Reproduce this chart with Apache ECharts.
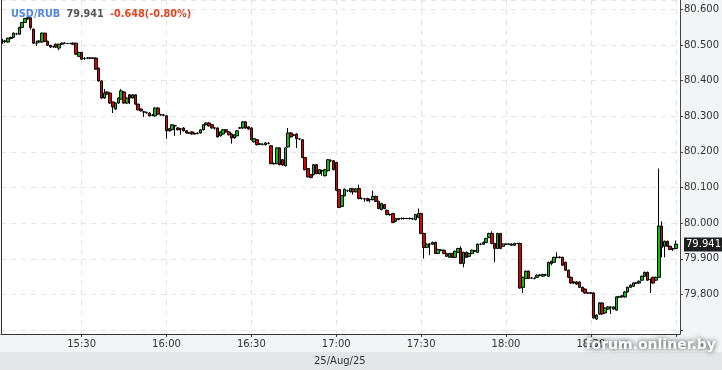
<!DOCTYPE html>
<html><head><meta charset="utf-8">
<script src="https://cdn.jsdelivr.net/npm/echarts@6/dist/echarts.min.js"></script>
<style>html,body{margin:0;padding:0;background:#fff}#c{width:722px;height:370px}</style>
</head><body><div id="c"></div>
<script>
const pairName = 'USD/RUB';
const lastPrice = 79.941;
const changeAbs = '-0.648';
const changePct = '-0.80%';
const dateLabel = '25/Aug/25';
const watermark = 'forum.onliner.by';
const firstMinute = 15 * 60 + 2;   // 15:02
const lastMinute = 19 * 60 + 1;    // 19:01

const opens = [
80.510,80.510,80.508,80.518,80.521,80.531,80.530,80.549,80.563,80.573,
80.576,80.544,80.505,80.508,80.508,80.533,80.510,80.499,80.495,80.502,
80.491,80.502,80.505,80.504,80.504,80.502,80.505,80.468,80.479,80.462,
80.463,80.463,80.463,80.463,80.435,80.399,80.351,80.368,80.365,80.340,
80.320,80.337,80.348,80.368,80.337,80.360,80.351,80.360,80.334,80.320,
80.312,80.310,80.309,80.303,80.301,80.323,80.304,80.303,80.301,80.259,
80.262,80.273,80.267,80.264,80.267,80.259,80.253,80.256,80.251,80.252,
80.253,80.262,80.276,80.281,80.276,80.267,80.267,80.245,80.250,80.262,
80.256,80.250,80.239,80.245,80.267,80.267,80.284,80.270,80.267,80.228,
80.234,80.222,80.221,80.220,80.224,80.217,80.167,80.167,80.211,80.178,
80.161,80.214,80.253,80.247,80.250,80.236,80.234,80.184,80.153,80.136,
80.136,80.164,80.139,80.147,80.133,80.147,80.175,80.175,80.170,80.094,
80.047,80.077,80.091,80.088,80.096,80.088,80.097,80.069,80.068,80.069,
80.066,80.066,80.075,80.061,80.038,80.052,80.036,80.024,80.027,80.005,
80.010,80.013,80.013,80.013,80.013,80.012,80.010,80.016,80.027,79.971,
79.932,79.941,79.941,79.946,79.915,79.924,79.924,79.915,79.904,79.915,
79.904,79.918,79.929,79.887,79.918,79.907,79.915,79.922,79.918,79.941,
79.941,79.946,79.960,79.971,79.943,79.929,79.971,79.935,79.941,79.941,
79.941,79.938,79.943,79.943,79.820,79.845,79.865,79.846,79.845,79.848,
79.854,79.851,79.855,79.851,79.893,79.890,79.904,79.904,79.904,79.890,
79.868,79.848,79.832,79.835,79.835,79.820,79.815,79.804,79.804,79.804,
79.731,79.745,79.776,79.748,79.759,79.764,79.759,79.756,79.793,79.793,
79.793,79.807,79.820,79.823,79.832,79.832,79.840,79.851,79.862,79.842,
79.848,79.840,79.848,79.991,79.935,79.949,79.935,79.928,79.929
];
const closes = [
80.510,80.511,80.519,80.521,80.533,80.531,80.549,80.563,80.574,80.576,
80.549,80.505,80.505,80.511,80.533,80.510,80.499,80.494,80.495,80.494,
80.502,80.505,80.505,80.504,80.504,80.505,80.474,80.479,80.460,80.462,
80.463,80.463,80.463,80.432,80.399,80.351,80.365,80.362,80.337,80.326,
80.337,80.351,80.371,80.337,80.351,80.351,80.360,80.334,80.318,80.315,
80.312,80.310,80.301,80.303,80.323,80.306,80.304,80.303,80.259,80.265,
80.276,80.273,80.262,80.264,80.259,80.253,80.253,80.250,80.251,80.252,
80.262,80.276,80.281,80.273,80.267,80.267,80.242,80.256,80.262,80.256,
80.248,80.239,80.248,80.259,80.267,80.284,80.267,80.264,80.234,80.237,
80.220,80.222,80.221,80.225,80.224,80.167,80.167,80.211,80.164,80.163,
80.211,80.253,80.242,80.247,80.237,80.236,80.184,80.150,80.130,80.128,
80.164,80.139,80.150,80.147,80.150,80.178,80.175,80.150,80.092,80.044,
80.077,80.095,80.091,80.097,80.088,80.096,80.069,80.069,80.068,80.063,
80.066,80.075,80.061,80.041,80.055,80.041,80.024,80.024,80.002,80.013,
80.013,80.013,80.013,80.013,80.013,80.012,80.024,80.027,79.971,79.932,
79.941,79.941,79.946,79.915,79.926,79.924,79.915,79.907,79.915,79.904,
79.921,79.929,79.887,79.918,79.904,79.915,79.924,79.922,79.941,79.941,
79.946,79.957,79.971,79.943,79.929,79.971,79.929,79.941,79.941,79.941,
79.938,79.943,79.943,79.818,79.848,79.865,79.845,79.846,79.845,79.854,
79.854,79.856,79.855,79.890,79.887,79.904,79.904,79.904,79.882,79.868,
79.848,79.832,79.835,79.829,79.820,79.809,79.804,79.804,79.804,79.734,
79.742,79.776,79.745,79.762,79.765,79.764,79.765,79.793,79.793,79.796,
79.807,79.820,79.826,79.832,79.832,79.837,79.851,79.862,79.840,79.842,
79.832,79.848,79.992,79.932,79.949,79.935,79.926,79.928,79.941
];
const lows = [
80.503,80.505,80.506,80.516,80.519,80.528,80.529,80.547,80.562,80.571,
80.543,80.503,80.497,80.505,80.506,80.508,80.497,80.491,80.492,80.492,
80.485,80.500,80.503,80.502,80.502,80.501,80.472,80.466,80.458,80.458,
80.460,80.460,80.461,80.430,80.397,80.349,80.349,80.360,80.335,80.309,
80.318,80.335,80.346,80.335,80.335,80.334,80.349,80.332,80.316,80.313,
80.298,80.307,80.299,80.300,80.299,80.304,80.301,80.300,80.237,80.257,
80.260,80.245,80.260,80.248,80.257,80.251,80.250,80.248,80.248,80.249,
80.251,80.260,80.274,80.271,80.265,80.262,80.240,80.243,80.248,80.254,
80.246,80.223,80.237,80.243,80.264,80.265,80.265,80.262,80.232,80.226,
80.218,80.219,80.218,80.218,80.221,80.165,80.164,80.165,80.162,80.161,
80.159,80.212,80.240,80.244,80.211,80.233,80.182,80.148,80.128,80.126,
80.134,80.137,80.137,80.133,80.131,80.145,80.172,80.148,80.090,80.042,
80.045,80.075,80.088,80.086,80.080,80.086,80.067,80.066,80.060,80.061,
80.058,80.064,80.059,80.039,80.036,80.039,80.022,80.021,80.000,80.003,
80.008,80.010,80.010,80.011,80.010,80.009,80.008,80.014,79.969,79.901,
79.930,79.910,79.939,79.913,79.913,79.921,79.913,79.905,79.902,79.902,
79.902,79.916,79.885,79.876,79.902,79.905,79.913,79.919,79.916,79.938,
79.939,79.944,79.958,79.941,79.890,79.927,79.927,79.933,79.939,79.939,
79.936,79.936,79.941,79.816,79.804,79.843,79.843,79.843,79.842,79.846,
79.851,79.849,79.852,79.849,79.882,79.888,79.901,79.901,79.880,79.866,
79.846,79.830,79.830,79.827,79.818,79.807,79.802,79.801,79.801,79.732,
79.729,79.743,79.743,79.746,79.757,79.745,79.757,79.754,79.790,79.791,
79.791,79.805,79.818,79.821,79.829,79.830,79.838,79.849,79.838,79.804,
79.830,79.838,79.846,79.904,79.904,79.933,79.924,79.922,79.927
];
const highs = [
80.517,80.514,80.520,80.523,80.535,80.534,80.551,80.564,80.576,80.578,
80.577,80.546,80.512,80.513,80.535,80.534,80.512,80.500,80.498,80.504,
80.503,80.507,80.507,80.506,80.506,80.507,80.506,80.481,80.480,80.466,
80.466,80.466,80.465,80.465,80.436,80.400,80.376,80.370,80.367,80.341,
80.338,80.353,80.376,80.370,80.352,80.362,80.362,80.361,80.335,80.322,
80.315,80.313,80.311,80.306,80.325,80.325,80.307,80.306,80.303,80.267,
80.278,80.276,80.269,80.267,80.269,80.261,80.256,80.258,80.254,80.255,
80.264,80.278,80.283,80.283,80.278,80.270,80.269,80.258,80.264,80.264,
80.258,80.252,80.250,80.261,80.270,80.286,80.286,80.272,80.269,80.239,
80.236,80.225,80.224,80.227,80.227,80.219,80.170,80.213,80.213,80.180,
80.213,80.267,80.255,80.250,80.252,80.239,80.236,80.186,80.155,80.138,
80.166,80.166,80.152,80.150,80.152,80.180,80.179,80.177,80.172,80.096,
80.079,80.097,80.094,80.099,80.098,80.098,80.108,80.072,80.071,80.071,
80.069,80.091,80.077,80.063,80.057,80.054,80.038,80.027,80.029,80.015,
80.015,80.016,80.016,80.015,80.016,80.015,80.026,80.041,80.029,79.973,
79.943,79.944,79.948,79.948,79.928,79.927,79.926,79.917,79.917,79.917,
79.923,79.931,79.935,79.920,79.920,79.917,79.926,79.925,79.943,79.944,
79.948,79.959,79.973,79.977,79.945,79.973,79.973,79.943,79.943,79.943,
79.943,79.945,79.945,79.945,79.850,79.867,79.867,79.849,79.848,79.856,
79.857,79.858,79.858,79.892,79.895,79.906,79.918,79.907,79.906,79.892,
79.870,79.850,79.837,79.837,79.837,79.822,79.817,79.807,79.807,79.806,
79.744,79.778,79.778,79.764,79.767,79.767,79.767,79.795,79.796,79.798,
79.809,79.822,79.828,79.834,79.835,79.839,79.853,79.864,79.864,79.845,
79.850,79.850,80.153,80.005,79.951,79.951,79.937,79.931,79.951
];
const yMin = 79.689;
const yMax = 80.626;

const pad = n => (n < 10 ? '0' : '') + n;
const categories = [];
for (let m = firstMinute; m <= lastMinute; m++) categories.push(pad(Math.floor(m / 60)) + ':' + pad(m % 60));
const candles = opens.map((o, i) => [o, closes[i], lows[i], highs[i]]);
const isHalfHour = (idx, val) => /:(00|30)$/.test(val);

const chart = echarts.init(document.getElementById('c'), null, { renderer: 'canvas' });
const FONT = 'DejaVu Sans';
const TS = 9.7;
chart.setOption({
  animation: false,
  backgroundColor: '#f3f4f6',
  textStyle: { fontFamily: FONT },
  title: {
    left: 11, top: 5, padding: 0,
    text: '{a|' + pairName + '} {b|' + lastPrice.toFixed(3) + '} {c|' + changeAbs + '(' + changePct + ')}',
    textStyle: {
      rich: {
        a: { color: '#4f86e6', fontWeight: 'bold', fontSize: TS, fontFamily: FONT },
        b: { color: '#555555', fontWeight: 'bold', fontSize: TS, fontFamily: FONT },
        c: { color: '#e2421d', fontWeight: 'bold', fontSize: TS, fontFamily: FONT }
      }
    }
  },
  grid: { left: 1, right: 40, top: 0, bottom: 36, show: true, backgroundColor: '#ffffff', borderWidth: 0 },
  xAxis: {
    type: 'category', data: categories, boundaryGap: true,
    axisLine: { lineStyle: { color: '#333333', width: 1 } },
    axisTick: { show: true, alignWithLabel: true, interval: isHalfHour, length: 3, lineStyle: { color: '#333333' } },
    axisLabel: { interval: isHalfHour, formatter: v => (v === '19:00' ? '' : v), color: '#333333', fontSize: 10, margin: 5, fontFamily: FONT },
    splitLine: { show: true, interval: isHalfHour, alignWithLabel: true, lineStyle: { color: '#e3e3e3', type: [5, 5] } }
  },
  yAxis: [
    {
      type: 'value', position: 'right', min: yMin, max: yMax, splitNumber: 9,
      axisLine: { show: true, lineStyle: { color: '#444444' } },
      axisTick: { show: true, length: 3, lineStyle: { color: '#444444' } },
      axisLabel: {
        showMinLabel: false, showMaxLabel: false, margin: 4, color: '#333333', fontSize: 10, fontFamily: FONT,
        formatter: v => (v < 79.75 || v > 80.61 ? '' : v.toFixed(3))
      },
      splitLine: { show: true, lineStyle: { color: '#e3e3e3', type: [5, 5] } }
    },
    {
      type: 'value', position: 'left', min: yMin, max: yMax,
      axisLine: { show: true, lineStyle: { color: '#333333' } },
      axisTick: { show: false }, axisLabel: { show: false }, splitLine: { show: false }
    }
  ],
  series: [{
    type: 'candlestick', yAxisIndex: 0, data: candles, barWidth: 3, clip: false,
    itemStyle: { color: '#00c800', color0: '#e00000', borderColor: '#000000', borderColor0: '#000000', borderWidth: 1 },
    markLine: {
      silent: true, animation: false,
      symbol: ['none', 'none'],
      lineStyle: { color: 'rgba(0,0,0,0)', width: 0 },
      label: {
        show: true, position: 'end', distance: 4, formatter: lastPrice.toFixed(3),
        backgroundColor: '#1e1e1e', color: '#ffffff', fontSize: 10, fontFamily: FONT, padding: [2, 2, 2, 2]
      },
      emphasis: { disabled: true },
      data: [{ yAxis: lastPrice }]
    }
  }],
  graphic: [
    { type: 'rect', left: 0, top: 352, shape: { width: 722, height: 18 }, style: { fill: '#e4e5e7' }, z: 50 },
    { type: 'text', left: 314, top: 356, style: { text: dateLabel, fill: '#333333', font: '10px "DejaVu Sans"' }, z: 51 },
    { type: 'text', right: 6, top: 338, style: { text: watermark, fill: '#ffffff', font: 'bold 14px "DejaVu Sans"', textShadowColor: 'rgba(0,0,0,0.85)', textShadowBlur: 5 }, z: 52 }
  ]
});
</script>
</body></html>
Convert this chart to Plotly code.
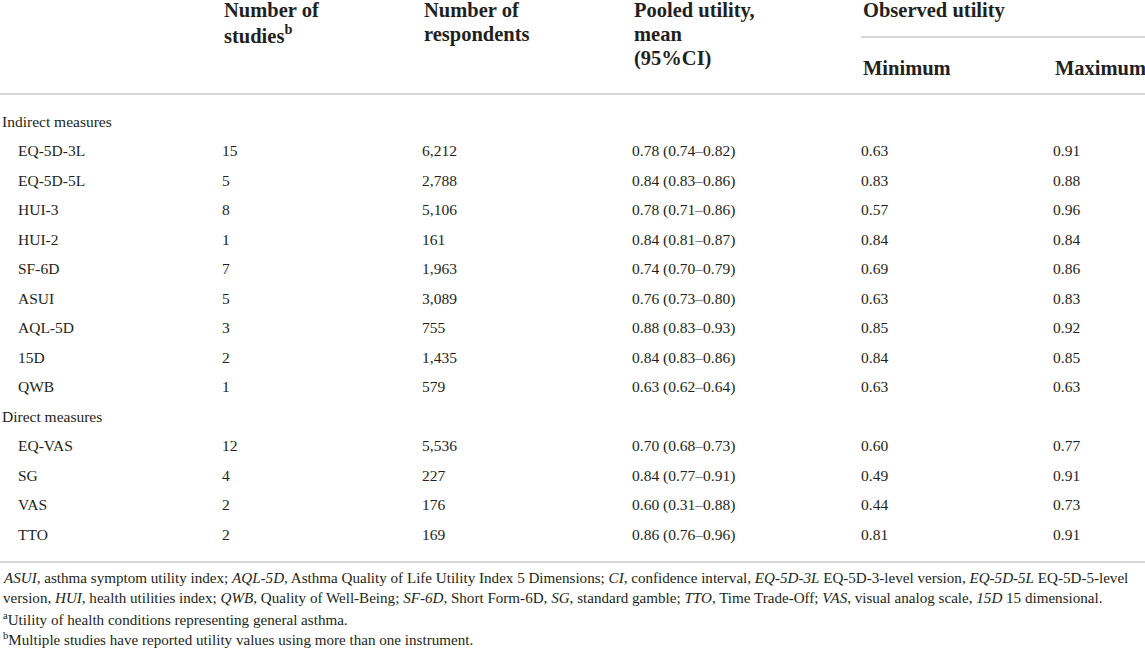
import plotly.graph_objects as go

W, H = 1145, 652

# table content
groups = ["Indirect measures", "Direct measures"]
indirect = ["EQ-5D-3L", "EQ-5D-5L", "HUI-3", "HUI-2", "SF-6D", "ASUI", "AQL-5D", "15D", "QWB"]
direct = ["EQ-VAS", "SG", "VAS", "TTO"]
studies = [15, 5, 8, 1, 7, 5, 3, 2, 1, 12, 4, 2, 2]
respondents = [6212, 2788, 5106, 161, 1963, 3089, 755, 1435, 579, 5536, 227, 176, 169]
pooled_mean = [0.78, 0.84, 0.78, 0.84, 0.74, 0.76, 0.88, 0.84, 0.63, 0.70, 0.84, 0.60, 0.86]
ci_low = [0.74, 0.83, 0.71, 0.81, 0.70, 0.73, 0.83, 0.83, 0.62, 0.68, 0.77, 0.31, 0.76]
ci_high = [0.82, 0.86, 0.86, 0.87, 0.79, 0.80, 0.93, 0.86, 0.64, 0.73, 0.91, 0.88, 0.96]
obs_min = [0.63, 0.83, 0.57, 0.84, 0.69, 0.63, 0.85, 0.84, 0.63, 0.60, 0.49, 0.44, 0.81]
obs_max = [0.91, 0.88, 0.96, 0.84, 0.86, 0.83, 0.92, 0.85, 0.63, 0.77, 0.91, 0.73, 0.91]

footnotes = [
    "<i>ASUI</i>, asthma symptom utility index; <i>AQL-5D</i>, Asthma Quality of Life Utility Index 5 Dimensions; "
    "<i>CI</i>, confidence interval, <i>EQ-5D-3L</i> EQ-5D-3-level version, <i>EQ-5D-5L</i> EQ-5D-5-level",
    "version, <i>HUI</i>, health utilities index; <i>QWB</i>, Quality of Well-Being; <i>SF-6D</i>, Short Form-6D, "
    "<i>SG</i>, standard gamble; <i>TTO</i>, Time Trade-Off; <i>VAS</i>, visual analog scale, <i>15D</i> 15 dimensional.",
    "<sup>a</sup>Utility of health conditions representing general asthma.",
    "<sup>b</sup>Multiple studies have reported utility values using more than one instrument.",
]

FONT = "Liberation Serif"
INK = "#231f20"
RULE = "#c9c9c9"
ROW0, ROW_H = 122.7, 29.5
COLX = {"studies": 222, "resp": 422, "pooled": 632, "min": 861, "max": 1053}

# build row order: group header then its instruments
rows = [(groups[0], True)] + [(n, False) for n in indirect] + [(groups[1], True)] + [(n, False) for n in direct]
row_y = [ROW0 + ROW_H * k for k in range(len(rows))]
label_x = [2 if g else 18 for _, g in rows]
inst_y = [y for y, (_, g) in zip(row_y, rows) if not g]

fig = go.Figure()

def text_col(x, y, txt, size=15.5):
    fig.add_trace(go.Scatter(
        x=x, y=y, text=txt, mode="text", textposition="middle right",
        textfont=dict(family=FONT, size=size, color=INK),
        hoverinfo="skip", showlegend=False, cliponaxis=False))

text_col(label_x, row_y, [r[0] for r in rows])
text_col([COLX["studies"]] * len(inst_y), inst_y, [str(v) for v in studies])
text_col([COLX["resp"]] * len(inst_y), inst_y, [f"{v:,}" for v in respondents])
text_col([COLX["pooled"]] * len(inst_y), inst_y,
         [f"{m:.2f} ({lo:.2f}\u2013{hi:.2f})" for m, lo, hi in zip(pooled_mean, ci_low, ci_high)])
text_col([COLX["min"]] * len(inst_y), inst_y, [f"{v:.2f}" for v in obs_min])
text_col([COLX["max"]] * len(inst_y), inst_y, [f"{v:.2f}" for v in obs_max])

# header
hdr = dict(family=FONT, size=20.5, color=INK)
headers = [
    (COLX["studies"], 10, "<b>Number of</b>"),
    (COLX["studies"], 34, "<b>studies<sup>b</sup></b>"),
    (COLX["resp"], 10, "<b>Number of</b>"),
    (COLX["resp"], 34, "<b>respondents</b>"),
    (COLX["pooled"], 10, "<b>Pooled utility,</b>"),
    (COLX["pooled"], 34, "<b>mean</b>"),
    (COLX["pooled"], 58, "<b>(95%CI)</b>"),
    (COLX["min"], 10, "<b>Observed utility</b>"),
    (COLX["min"], 68, "<b>Minimum</b>"),
    (COLX["max"], 68, "<b>Maximum</b>"),
]
for x, y, t in headers:
    fig.add_annotation(x=x, y=y, text=t, xref="x", yref="y", xanchor="left", yanchor="middle",
                       showarrow=False, font=hdr)

# footnotes
for k, t in enumerate(footnotes):
    fig.add_annotation(x=1, y=578 + 20.3 * k, text=t, xref="x", yref="y", xanchor="left",
                       yanchor="middle", showarrow=False,
                       font=dict(family=FONT, size=15.1, color=INK))

# rules
for x0, x1, y in [(COLX["min"], W, 37), (0, W, 94), (0, W, 562)]:
    fig.add_shape(type="line", x0=x0, x1=x1, y0=y, y1=y, xref="x", yref="y",
                  line=dict(color=RULE, width=1.5))

fig.update_xaxes(range=[0, W], visible=False)
fig.update_yaxes(range=[H, 0], visible=False)
fig.update_layout(width=W, height=H, margin=dict(l=0, r=0, t=0, b=0),
                  paper_bgcolor="white", plot_bgcolor="white")

fig.write_html("out.html", config={"displayModeBar": False},
               post_script="document.body.style.margin='0';")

[GIVEN REQUEST]
Begin at the line containing "Convert this chart to Plotly code.", end at the line containing "W, H = 1145, 652", and copy those lines word for word, both included. Skip pictures.

[FINAL ANSWER]
Convert this chart to Plotly code.
import plotly.graph_objects as go

W, H = 1145, 652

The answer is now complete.